# WHAT IS EXPECTED:
Quote the data exactly, first line to the line containing "L, R, T, B = 58 - OFF, 15, 64 - OFF, 93", with no pictures.

# DATASET SECTION:
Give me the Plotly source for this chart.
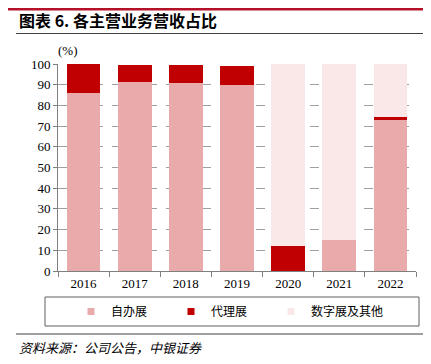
import plotly.graph_objects as go

years = ["2016", "2017", "2018", "2019", "2020", "2021", "2022"]
self_run = [86.0, 91.3, 90.8, 90.0, 0.0, 15.0, 73.4]
agency = [14.0, 8.4, 8.7, 8.9, 12.1, 0.0, 0.8]
digital = [0.0, 0.0, 0.0, 0.0, 87.9, 85.0, 25.8]
series_names = ["自办展", "代理展", "数字展及其他"]
colors = ["#E8AAAA", "#C00000", "#FAE8E8"]
legend_widths = [55, 55, 95]

# page is offset by the 8px default body margin
OFF = 8
W, H = 431 - OFF, 364 - OFF
L, R, T, B = 58 - OFF, 15, 64 - OFF, 93

fig = go.Figure()
for name, vals, col in zip(series_names, [self_run, agency, digital], colors):
    fig.add_trace(go.Bar(x=years, y=vals, name=name, marker=dict(color=col, line=dict(width=0)),
                         width=0.66, showlegend=False))
for name, col, lw in zip(series_names, colors, legend_widths):
    fig.add_trace(go.Scatter(x=[None], y=[None], mode="markers", name=name, legendwidth=lw,
                             marker=dict(symbol="square", size=7, color=col, line=dict(width=0))))

pw, ph = W - L - R, H - T - B
def xp(x):
    return (x - OFF - L) / pw
def yp(y):
    return (H - B - (y - OFF)) / ph

shapes = [
    dict(type="rect", xref="paper", yref="paper", x0=xp(0), x1=xp(431), y0=yp(8), y1=yp(10.5),
         fillcolor="#B5122A", line=dict(width=0)),
    dict(type="line", xref="paper", yref="paper", x0=xp(16), x1=xp(427), y0=yp(33.5), y1=yp(33.5),
         line=dict(color="#404040", width=1)),
    dict(type="line", xref="paper", yref="paper", x0=xp(16), x1=xp(427), y0=yp(334), y1=yp(334),
         line=dict(color="#808080", width=1.5)),
    dict(type="rect", xref="paper", yref="paper", x0=xp(45), x1=xp(419), y0=yp(297), y1=yp(326),
         line=dict(color="#606060", width=1), fillcolor="rgba(0,0,0,0)"),
]

annotations = [
    dict(text="<b>图表 6. 各主营业务营收占比</b>", xref="paper", yref="paper", x=xp(17), y=yp(20),
         xanchor="left", yanchor="middle", showarrow=False,
         font=dict(family="Noto Sans CJK SC", size=16, color="#000000")),
    dict(text="(%)", xref="paper", yref="paper", x=xp(68), y=yp(51),
         xanchor="center", yanchor="middle", showarrow=False,
         font=dict(family="Liberation Serif", size=13, color="#000000")),
    dict(text="<i>资料来源：公司公告，中银证券</i>", xref="paper", yref="paper", x=xp(17), y=yp(347),
         xanchor="left", yanchor="middle", showarrow=False,
         font=dict(family="Noto Sans CJK SC", size=13, color="#000000")),
]

fig.update_layout(
    width=W, height=H,
    margin=dict(l=L, r=R, t=T, b=B, autoexpand=False),
    barmode="stack",
    bargap=0.34,
    plot_bgcolor="white", paper_bgcolor="white",
    showlegend=True,
    legend=dict(orientation="h", x=xp(71), y=yp(311.5), xanchor="left", yanchor="middle",
                font=dict(family="Noto Sans CJK SC", size=12, color="#000000"),
                itemwidth=30, traceorder="normal",
                bgcolor="rgba(0,0,0,0)", borderwidth=0, itemclick=False),
    xaxis=dict(showgrid=False, showline=True, linecolor="#808080", linewidth=1,
               ticks="outside", tickson="boundaries", ticklen=5, tickcolor="#808080",
               tickfont=dict(family="Liberation Serif", size=13, color="#000000"),
               fixedrange=True),
    yaxis=dict(range=[0, 100], dtick=10, showgrid=True, gridcolor="#A0A0A0", griddash="dash",
               gridwidth=1, showline=True, linecolor="#808080", linewidth=1,
               ticks="outside", ticklen=4, tickcolor="#808080",
               tickfont=dict(family="Liberation Serif", size=13, color="#000000"),
               zeroline=False, fixedrange=True),
    shapes=shapes,
    annotations=annotations,
)

fig.write_html("out.html")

# RESULT OF THIS TASK:
Give me the Plotly source for this chart.
import plotly.graph_objects as go

years = ["2016", "2017", "2018", "2019", "2020", "2021", "2022"]
self_run = [86.0, 91.3, 90.8, 90.0, 0.0, 15.0, 73.4]
agency = [14.0, 8.4, 8.7, 8.9, 12.1, 0.0, 0.8]
digital = [0.0, 0.0, 0.0, 0.0, 87.9, 85.0, 25.8]
series_names = ["自办展", "代理展", "数字展及其他"]
colors = ["#E8AAAA", "#C00000", "#FAE8E8"]
legend_widths = [55, 55, 95]

# page is offset by the 8px default body margin
OFF = 8
W, H = 431 - OFF, 364 - OFF
L, R, T, B = 58 - OFF, 15, 64 - OFF, 93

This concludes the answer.